I believe that over the past year, with our Associate Superintendent who has served in the educational programs of our state for some time, that our Board has met often and regularly with the legislature, senators and the Governor’s office to insure that there are no surprises and that each group was working to address any concerns that may be brought to the groups that stand out as concerning.  These meetings on an ongoing basis help keep everyone informed and up to date on possible proposed solutions to the issues at hand.

9. And what will you do specifically, to foster that relationship?

I believe that for all Board Members it becomes our responsibility to talk with our own legislators or senators and inquire to their impression  of what is or what is not working and then to bring those issues back to our State Board and make plans on how to address the issue and help the legislature better understand the plans or prepare to make minor changes that might solve the problem for all concerned.  Understanding the issues on all fronts helps both the legislature and our State Board make better and more informed decisions.

10. Many students are working out of textbooks older than they are. How will you work to modernize public education, and ensure Utah students are prepared to succeed in an increasingly technology-driven economy?

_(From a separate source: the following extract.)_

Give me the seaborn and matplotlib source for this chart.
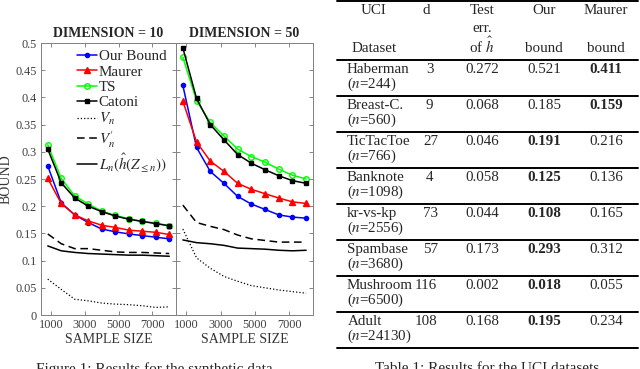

Over the years we have seen textbooks that cannot be rewritten to address some minor changes, without huge cost.  However, it is fairly easy to help post the necessary changes to certain subject on the internet or on a computer program that would help schools inform students of changes in the curriculum and would allow for consistent presentation of such information if properly posted on a computer based program.  Those issues, also based on computer programs could be used to inform the textbook companies and would allow for their input and support to improve the changes in their textbooks or help schools address it continually through other informational posting, such as computers or accompanying informational textbooks to address the changing issue.

11. In your opinion, what is the State Board’s role in shaping standards and assessment?

I believe the State Board must have the role of ratifying changes to standards and assessment.  I also believe they should be involved in the discussions so they understand the reasoning behind any changes or expectations.  However, those who play the major role in determining changes and the prospective changes necessary should be the teachers and specialist in the field in regard to the subject level they are working to update.  After teachers and specialists have made their proposed changes and documented and shared their reasoning with specialist in the field and the State Board, then the State Board should be responsible to make sure the data is properly stated as a standard and addressed correctly with the assessment tools necessary to evaluate the standards.

12. How do you plan to address the statewide teacher shortage, and what should the State Board do to help school districts and charter schools attract competent and effective teachers?

One of the major issues in the statewide teacher shortage is funding for quality teachers in the classroom.  It is very clear that for a full time position such as a teacher, that we must adequately support their salaries to meet the needs of their profession and their life styles.  Once we have our salary schedule in place to adequately fund educators, then we must provide for our educators in the classroom to have a voice in the determination of the school process, the adoption of support materials and sharing any concerns they may have in relationship to the proper placement of subject level instruction, and the placement of students, who may not be ready for the level of instruction need to be successful.  If we continue to treat teachers as the specialists they are in the field, the more we will come to have their support as we move to make changes or upgrade the curriculum, assessment and other issues for a quality education.